Table Table 3.3 summarizes a useful practical point: different choices of weights target different parts of the follow-up period. The ordinary log-rank test gives the same formal weight to all event times, but because there are usually fewer subjects at risk late in follow-up, it is often most powerful for proportional-hazards alternatives and tends to reflect broad, overall differences across the whole study period.

Weighted versions are useful when the survival curves are expected to differ mainly early in follow-up or mainly late in follow-up. For example, if treatment effects appear only after a delay, a test that gives more weight to later event times may be more sensitive than the ordinary log-rank test.

3.5.1 What Does “Sensitive to Censoring Pattern” Mean?

Some weighted tests use functions such as \(n_j\) or \(\sqrt{n_j}\) in their weights. These quantities depend directly on how many subjects remain under observation at each time. Because censoring changes the number at risk, it also changes the weights.
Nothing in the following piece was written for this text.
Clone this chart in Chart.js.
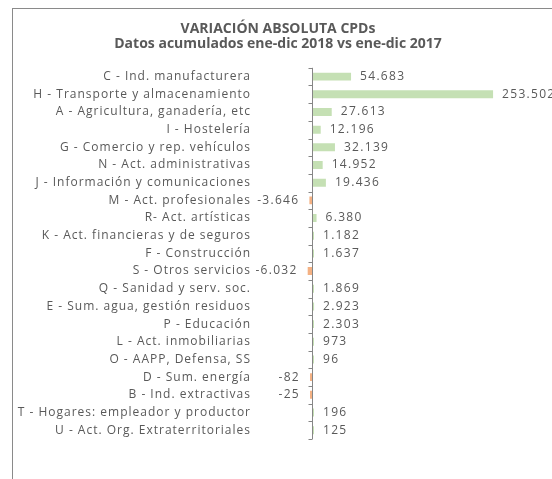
<!DOCTYPE html>
<html>
<head>
<meta charset="utf-8">
<script src="https://cdn.jsdelivr.net/npm/chart.js@4"></script>
<style>
  html, body { margin:0; padding:0; background:#fff; overflow:hidden; }
  #wrap { position:relative; width:552px; height:479px; }
  #frame { position:absolute; left:12px; top:8px; width:600px; height:520px; border:1px solid #8a8a8a; }
  #c { position:absolute; left:0; top:0; }
</style>
</head>
<body>
<div id="wrap">
  <div id="frame"></div>
  <canvas id="c" width="552" height="479"></canvas>
</div>
<script>
const titleLines = ['VARIACIÓN ABSOLUTA CPDs', 'Datos acumulados ene-dic 2018 vs ene-dic 2017'];

const sectors = [
  'C - Ind. manufacturera',
  'H - Transporte y almacenamiento',
  'A - Agricultura, ganadería, etc',
  'I - Hostelería',
  'G - Comercio y rep. vehículos',
  'N - Act. administrativas',
  'J - Información y comunicaciones',
  'M - Act. profesionales',
  'R- Act. artísticas',
  'K - Act. financieras y de seguros',
  'F - Construcción',
  'S - Otros servicios',
  'Q - Sanidad y serv. soc.',
  'E - Sum. agua, gestión residuos',
  'P - Educación',
  'L - Act. inmobiliarias',
  'O - AAPP, Defensa, SS',
  'D - Sum. energía',
  'B - Ind. extractivas',
  'T - Hogares: empleador y productor',
  'U - Act. Org. Extraterritoriales'
];

const variation = [54683, 253502, 27613, 12196, 32139, 14952, 19436, -3646, 6380, 1182,
  1637, -6032, 1869, 2923, 2303, 973, 96, -82, -25, 196, 125];

const POS = '#c5e0b4', NEG = '#f4b183', TXT = '#595959';
const SPACING = '1px';

// formato español: 54.683, 1.182
const fmt = v => (v < 0 ? '-' : '') + String(Math.abs(v)).replace(/\B(?=(\d{3})+(?!\d))/g, '.');

// texto espaciado como en la imagen (Excel), salvo en el titulo
const spacingPlugin = {
  id: 'spacing',
  beforeLayout(chart) { chart.ctx.letterSpacing = SPACING; },
  beforeDraw(chart) {
    chart.ctx.letterSpacing = SPACING;
    const t = chart.titleBlock;
    if (t && !t._patched) {
      const orig = t.draw;
      t.draw = function () {
        const ctx = chart.ctx;
        ctx.letterSpacing = '0px';
        orig.apply(this, arguments);
        ctx.letterSpacing = SPACING;
      };
      t._patched = true;
    }
  }
};

// eje vertical en x=0 con marcas entre categorias, y etiquetas de valor
const axisLabels = {
  id: 'axisLabels',
  afterDatasetsDraw(chart) {
    const ctx = chart.ctx, xs = chart.scales.x, ys = chart.scales.y;
    const x0 = Math.round(xs.getPixelForValue(0)) + 0.5;
    const step = (ys.bottom - ys.top) / sectors.length;
    ctx.save();
    ctx.strokeStyle = '#868686';
    ctx.lineWidth = 1;
    ctx.beginPath();
    ctx.moveTo(x0, ys.top);
    ctx.lineTo(x0, ys.bottom);
    for (let i = 0; i <= sectors.length; i++) {
      const y = Math.round(ys.top + i * step) + 0.5;
      ctx.moveTo(x0 - 4, y);
      ctx.lineTo(x0, y);
    }
    ctx.stroke();

    ctx.font = '12px "Open Sans"';
    ctx.letterSpacing = '1.3px';
    ctx.fillStyle = TXT;
    ctx.textBaseline = 'middle';
    chart.getDatasetMeta(0).data.forEach((bar, i) => {
      const v = variation[i];
      if (v >= 0) {
        ctx.textAlign = 'left';
        ctx.fillText(fmt(v), Math.max(bar.x, x0) + 9, bar.y);
      } else {
        ctx.textAlign = 'right';
        ctx.fillText(fmt(v), Math.min(bar.x, x0 - 2) - 10, bar.y);
      }
    });
    ctx.restore();
  }
};

new Chart(document.getElementById('c'), {
  type: 'bar',
  data: {
    labels: sectors,
    datasets: [{
      data: variation,
      backgroundColor: variation.map(v => v >= 0 ? POS : NEG),
      categoryPercentage: 1,
      barPercentage: 0.45,
      minBarLength: 2
    }]
  },
  options: {
    indexAxis: 'y',
    responsive: false,
    animation: false,
    layout: { padding: { left: 4, right: 0, top: 0, bottom: 40 } },
    plugins: {
      legend: { display: false },
      tooltip: { enabled: false },
      title: {
        display: true,
        text: titleLines,
        color: TXT,
        font: { family: '"Open Sans"', size: 14, weight: 'bold', lineHeight: 1.1 },
        padding: { top: 21, bottom: 16 }
      }
    },
    scales: {
      x: { display: false, min: -8400, max: 336000 },
      y: {
        grid: { display: false, drawTicks: false },
        border: { display: false },
        ticks: {
          color: TXT,
          font: { family: '"Open Sans"', size: 12 },
          padding: 55,
          autoSkip: false
        },
        afterFit(s) {
          s.width = 302;
          s.paddingTop = 0;
          s.paddingBottom = 0;
        }
      }
    }
  },
  plugins: [spacingPlugin, axisLabels]
});
</script>
</body>
</html>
This is what is meant by a test being sensitive to the censoring pattern.

More concretely:

If one study has heavy early censoring, then the later risk sets become much smaller.
A test using weights based on \(n_j\) may then put much less emphasis on later event times than it would in a study with lighter censoring.
Thus, two studies with similar event-time behavior but different censoring behavior can lead to different effective weight patterns.

This does not mean the test is invalid. Rather, it means its practical emphasis can be influenced not only by the event process but also by how censoring is distributed over time. That is one reason why the ordinary log-rank test and the Peto-Peto or Fleming-Harrington families are often preferred when one wants weights with a cleaner interpretation.
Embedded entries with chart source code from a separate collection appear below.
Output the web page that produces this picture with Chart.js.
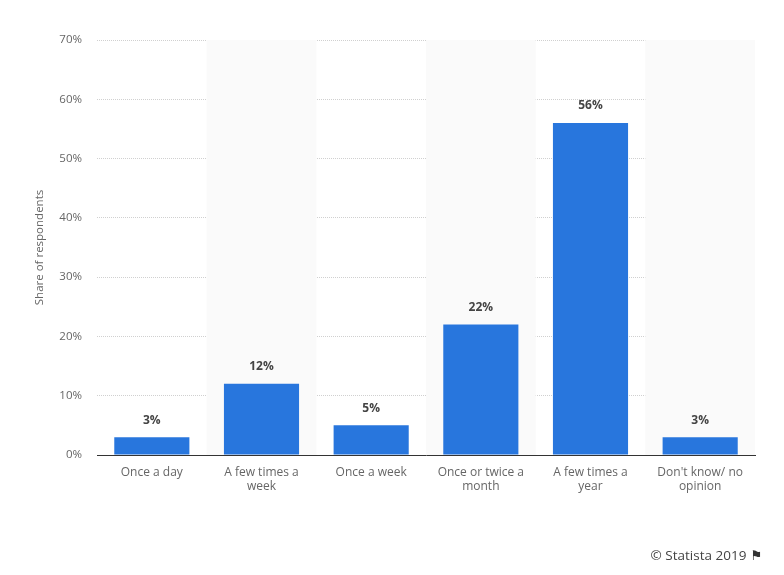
<!DOCTYPE html>
<html>
<head>
<meta charset="utf-8">
<script src="https://cdn.jsdelivr.net/npm/chart.js@4.4.0/dist/chart.umd.min.js"></script>
<style>
html,body{margin:0;padding:0;background:#fff;}
#wrap{position:relative;width:784px;height:575px;}
#credit{position:absolute;right:22px;top:546px;font-family:"Open Sans","DejaVu Sans",sans-serif;font-size:13.5px;color:#444;}
</style>
</head>
<body>
<div id="wrap"><canvas id="c" width="784" height="575"></canvas>
<div id="credit">© Statista 2019 <span style="font-family:'DejaVu Sans';color:#333">⚑</span></div>
</div>
<script>
const categories = [["Once a day"], ["A few times a", "week"], ["Once a week"], ["Once or twice a", "month"], ["A few times a", "year"], ["Don't know/ no", "opinion"]];
const values = [3, 12, 5, 22, 56, 3];
const yTicks = [0, 10, 20, 30, 40, 50, 60, 70];
const yTitle = "Share of respondents";
const FONT = '"Open Sans", "DejaVu Sans", sans-serif';

const bands = {
  id: 'bands',
  beforeDatasetsDraw(chart) {
    const {ctx, chartArea, scales} = chart;
    const x = scales.x;
    const w = (chartArea.right - chartArea.left) / categories.length;
    ctx.save();
    ctx.fillStyle = '#fafafa';
    for (let i = 1; i < categories.length; i += 2) {
      const cx = x.getPixelForValue(i);
      ctx.fillRect(cx - w / 2, chartArea.top, w, chartArea.bottom - chartArea.top);
    }
    ctx.restore();
  }
};

const labelsPlugin = {
  id: 'vals',
  afterDatasetsDraw(chart) {
    const {ctx} = chart;
    const meta = chart.getDatasetMeta(0);
    ctx.save();
    ctx.font = 'bold 12px ' + FONT;
    ctx.fillStyle = '#444';
    ctx.textAlign = 'center';
    ctx.textBaseline = 'middle';
    meta.data.forEach((bar, i) => {
      ctx.fillText(values[i] + '%', bar.x, bar.y - 17);
    });
    ctx.restore();
  }
};

new Chart(document.getElementById('c'), {
  type: 'bar',
  data: {
    labels: categories,
    datasets: [{
      data: values,
      backgroundColor: '#2876dd',
      barPercentage: 0.685,
      categoryPercentage: 1
    }]
  },
  options: {
    responsive: false,
    animation: false,
    layout: {padding: {left: 33, right: 29, top: 40, bottom: 0}},
    plugins: {legend: {display: false}, tooltip: {enabled: false}},
    scales: {
      x: {
        grid: {display: false, drawTicks: false},
        border: {display: true, color: '#333', width: 1},
        ticks: {color: '#666', padding: 10, font: {family: FONT, size: 12}, maxRotation: 0, autoSkip: false},
        afterFit(s) { s.height = 120; }
      },
      y: {
        min: 0, max: 70,
        afterBuildTicks(s) { s.ticks = yTicks.map(v => ({value: v})); },
        grid: {color: '#d0d0d0', drawTicks: false, lineWidth: 1},
        border: {display: false, dash: [1, 1]},
        ticks: {color: '#666', padding: 15, font: {family: FONT, size: 11.5}, callback: v => v + '%'},
        title: {display: true, text: yTitle, color: '#666', font: {family: FONT, size: 11.5}, padding: {top: 0, bottom: 8}},
        afterFit(s) { s.width = 64; }
      }
    }
  },
  plugins: [bands, labelsPlugin]
});
</script>
</body>
</html>
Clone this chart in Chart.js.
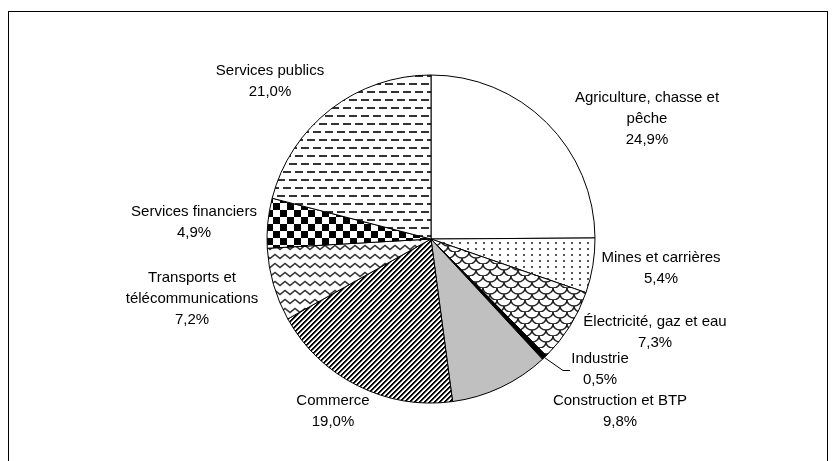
<!DOCTYPE html>
<html>
<head>
<meta charset="utf-8">
<script src="https://cdn.jsdelivr.net/npm/chart.js@4/dist/chart.umd.min.js"></script>
<style>
  html, body { margin: 0; padding: 0; background: #fff; }
  #wrap { position: relative; width: 836px; height: 461px; overflow: hidden; background: #fff; }
  #frame { position: absolute; left: 8px; top: 11px; width: 820px; height: 480px;
           border: 1px solid #000; box-sizing: border-box; }
  canvas { position: absolute; left: 0; top: 0; }
</style>
</head>
<body>
<div id="wrap">
  <div id="frame"></div>
  <canvas id="c" width="836" height="461"></canvas>
</div>
<script>
// ---- data ----
const categories = [
  "Agriculture, chasse et\npêche",
  "Mines et carrières",
  "Électricité, gaz et eau",
  "Industrie",
  "Construction et BTP",
  "Commerce",
  "Transports et\ntélécommunications",
  "Services financiers",
  "Services publics"
];
const shares = [24.9, 5.4, 7.3, 0.5, 9.8, 19.0, 7.2, 4.9, 21.0];

// ---- layout (label centres of the first line), not data ----
const labelPos = [
  [647, 98], [661, 258], [655, 322], [600, 359], [620, 401],
  [333, 401], [192, 278], [194, 212], [270, 71]
];
const lineH = 21;

// ---- patterns ----
function tile(w, h, draw) {
  const c = document.createElement('canvas');
  c.width = w; c.height = h;
  const x = c.getContext('2d');
  x.fillStyle = '#fff'; x.fillRect(0, 0, w, h);
  draw(x, w, h);
  return x.createPattern(c, 'repeat');
}
const pDots = tile(8, 6, (x) => { x.fillStyle = '#555'; x.fillRect(3, 2, 2, 2); });
const pScales = tile(14, 12, (x) => {
  x.strokeStyle = '#222'; x.lineWidth = 1.5;
  [[0,0],[14,0],[7,6],[0,12],[14,12]].forEach(([cx, cy]) => {
    x.beginPath(); x.ellipse(cx, cy, 7, 6, 0, 0, Math.PI); x.stroke();
  });
});
const pStripes = tile(5, 5, (x) => {
  const id = x.createImageData(5, 5);
  for (let yy = 0; yy < 5; yy++) for (let xx = 0; xx < 5; xx++) {
    const m = (xx + yy) % 5;
    const v = m < 2 ? 0 : (m === 2 ? 140 : 255);
    const i = (yy * 5 + xx) * 4;
    id.data[i] = id.data[i+1] = id.data[i+2] = v; id.data[i+3] = 255;
  }
  x.putImageData(id, 0, 0);
});
const pWaves = tile(10, 9, (x) => {
  x.strokeStyle = '#333'; x.lineWidth = 1.5;
  x.beginPath(); x.moveTo(-2.5, 4); x.lineTo(0, 6.5); x.lineTo(5, 2.5); x.lineTo(10, 6.5); x.lineTo(12.5, 4); x.stroke();
});
const pChecker = tile(14, 14, (x) => {
  x.fillStyle = '#000'; x.fillRect(0, 0, 7, 7); x.fillRect(7, 7, 7, 7);
});
const pDashes = tile(24, 16, (x) => {
  x.fillStyle = '#333';
  x.fillRect(1, 3, 8, 2); x.fillRect(13, 3, 8, 2);
  x.fillRect(7, 11, 8, 2); x.fillRect(19, 11, 5, 2); x.fillRect(0, 11, 3, 2);
});
const fills = ['#ffffff', pDots, pScales, '#000000', '#c0c0c0', pStripes, pWaves, pChecker, pDashes];

const fmt = v => v.toFixed(1).replace('.', ',') + '%';

const labelPlugin = {
  id: 'labels',
  afterDraw(chart) {
    const ctx = chart.ctx;
    const meta = chart.getDatasetMeta(0);
    ctx.save();
    ctx.font = '15px "Liberation Sans", Arial, sans-serif';
    ctx.fillStyle = '#000';
    ctx.textAlign = 'center';
    ctx.textBaseline = 'middle';
    categories.forEach((cat, i) => {
      const lines = cat.split('\n').concat([fmt(shares[i])]);
      const [lx, ly] = labelPos[i];
      lines.forEach((t, k) => ctx.fillText(t, lx, ly + k * lineH));
    });
    // leader line for Industrie
    const arc = meta.data[3];
    const p = arc.getProps(['x', 'y', 'startAngle', 'endAngle', 'outerRadius'], true);
    const mid = (p.startAngle + p.endAngle) / 2;
    const sx = p.x + Math.cos(mid) * p.outerRadius;
    const sy = p.y + Math.sin(mid) * p.outerRadius;
    ctx.strokeStyle = '#000'; ctx.lineWidth = 1;
    ctx.beginPath();
    ctx.moveTo(sx, sy);
    ctx.lineTo(563, 370.5);
    ctx.lineTo(570, 370.5);
    ctx.stroke();
    ctx.restore();
  }
};

new Chart(document.getElementById('c'), {
  type: 'pie',
  data: {
    labels: categories,
    datasets: [{
      data: shares,
      backgroundColor: fills,
      borderColor: '#000',
      borderWidth: 1,
      radius: 164
    }]
  },
  options: {
    responsive: false,
    animation: false,
    layout: { padding: { left: 26, right: 0, top: 17, bottom: 0 } },
    plugins: { legend: { display: false }, tooltip: { enabled: false } }
  },
  plugins: [labelPlugin]
});
</script>
</body>
</html>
3.5.2 More on the Fleming-Harrington Family

The Fleming-Harrington class is especially important because it provides a flexible two-parameter family of weights: \[ w_j = \widehat{S}(t_{(j)}-)^p \{1-\widehat{S}(t_{(j)}-)\}^q, \] where \(\widehat{S}\) is a pooled estimate of the common survival function under the null hypothesis, and \(p,q \ge 0\) are chosen in advance.

The parameters \(p\) and \(q\) control which part of the follow-up period receives more emphasis:

If \(p=0\) and \(q=0\), then \(w_j=1\) and we recover the ordinary log-rank test.
If \(p>0\) and \(q=0\), then larger weights are placed earlier in follow-up, because \(\widehat{S}(t)\) is largest near the beginning.
If \(p=0\) and \(q>0\), then larger weights are placed later in follow-up, because \(1-\widehat{S}(t)\) grows over time.
If both \(p>0\) and \(q>0\), then the test can emphasize middle portions of the follow-up period.

Common examples are:

FH(1,0): emphasizes early differences.
FH(0,1): emphasizes late differences.
FH(1,1): tends to emphasize middle-to-late differences.
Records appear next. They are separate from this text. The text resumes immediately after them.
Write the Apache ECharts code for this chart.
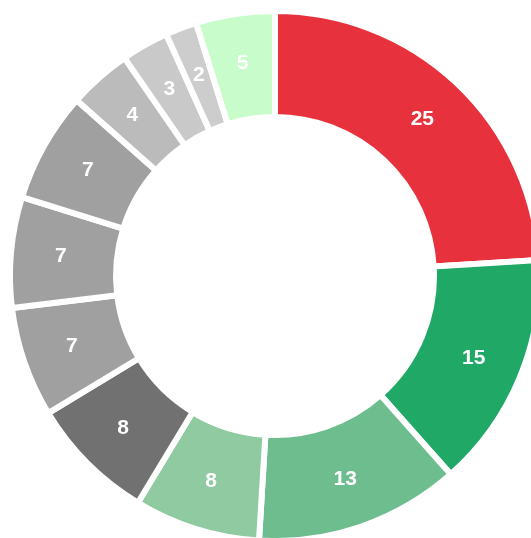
<!DOCTYPE html>
<html>
<head>
<meta charset="utf-8">
<script src="https://cdn.jsdelivr.net/npm/echarts@6/dist/echarts.min.js"></script>
<style>
html,body{margin:0;padding:0;background:#fff;}
#chart{width:531px;height:538px;}
</style>
</head>
<body>
<div id="chart"></div>
<script>
const categories = ['A','B','C','D','E','F','G','H','I','J','K','L'];
const values = [25, 15, 13, 8, 8, 7, 7, 7, 4, 3, 2, 5];
const colors = ['#e7313c','#1fa866','#6dbd8f','#8fcaa1','#717171','#a0a0a0','#a0a0a0','#a0a0a0','#bbbbbb','#c9c9c9','#cdcdcd','#c9fccb'];

const chart = echarts.init(document.getElementById('chart'), null, {renderer:'canvas'});
chart.setOption({
  animation: false,
  series: [{
    type: 'pie',
    center: [275, 276],
    radius: [159, 265],
    startAngle: 90,
    clockwise: true,
    avoidLabelOverlap: false,
    itemStyle: { borderColor: '#ffffff', borderWidth: 6 },
    label: {
      show: true,
      position: 'inside',
      color: '#ffffff',
      fontFamily: 'Liberation Sans, Arial, sans-serif',
      fontWeight: 'bold',
      fontSize: 21,
      formatter: '{c}'
    },
    labelLine: { show: false },
    emphasis: { disabled: true },
    data: categories.map((c, i) => ({ name: c, value: values[i], itemStyle: { color: colors[i] } }))
  }]
});
</script>
</body>
</html>
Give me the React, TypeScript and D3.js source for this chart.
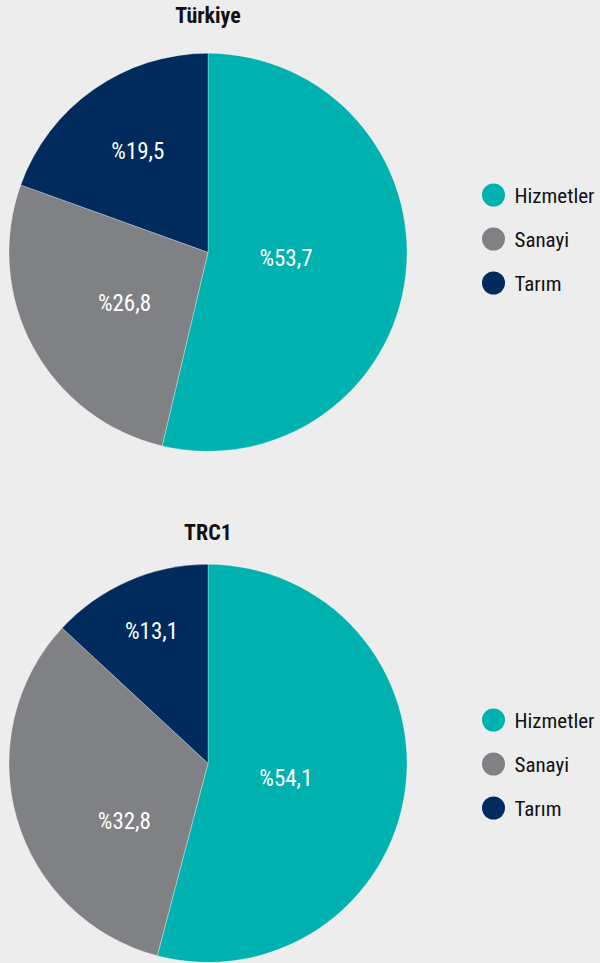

This flexibility makes the Fleming-Harrington family useful when scientific knowledge suggests how the curves might differ. For instance:

if a treatment is expected to have an immediate effect, an early-weighted choice may be sensible;
if the treatment effect is delayed, a late-weighted choice such as FH(0,1) may be more appropriate.

However, the choice of \((p,q)\) should be made a priori based on scientific considerations, not after inspecting the data. Otherwise the testing procedure can become a fishing expedition and the nominal significance level is no longer trustworthy.

In R, the standard log-rank test corresponds to rho = 0 in survdiff(). The choice rho = 1 gives a common weighted version:

survdiff(Surv(time, status) ~ sex, data = lung2, rho = 1)

Call:
survdiff(formula = Surv(time, status) ~ sex, data = lung2, rho = 1)

             N Observed Expected (O-E)^2/E (O-E)^2/V
sex=Male   138     70.4     55.6      3.95      12.7
sex=Female  90     28.7     43.5      5.04      12.7

 Chisq= 12.7  on 1 degrees of freedom, p= 4e-04

The survdiff() function covers the ordinary log-rank test and the Harrington-Fleming \(G^\rho\) family through the argument rho. For more general Fleming-Harrington \((p,q)\) choices, analysts often use additional survival-analysis packages that allow both parameters to vary.

In practice, the ordinary log-rank test remains the default choice, but weighted log-rank tests are an important extension when the scientific question suggests that some time regions should matter more than others.

3.6 Summary

The log-rank test is the standard nonparametric method for comparing two survival curves in the presence of censoring. At each event time it compares the observed number of events in one group with the expected number under the null hypothesis of equal survival, and then sums these differences over time. This makes its connection with Fisher’s exact test very natural: both methods are built from observed-versus-expected counts in \(2\times 2\) tables. The ordinary log-rank test is easily implemented in R using survdiff(), and weighted log-rank tests extend the same idea when early and late differences should receive different emphasis.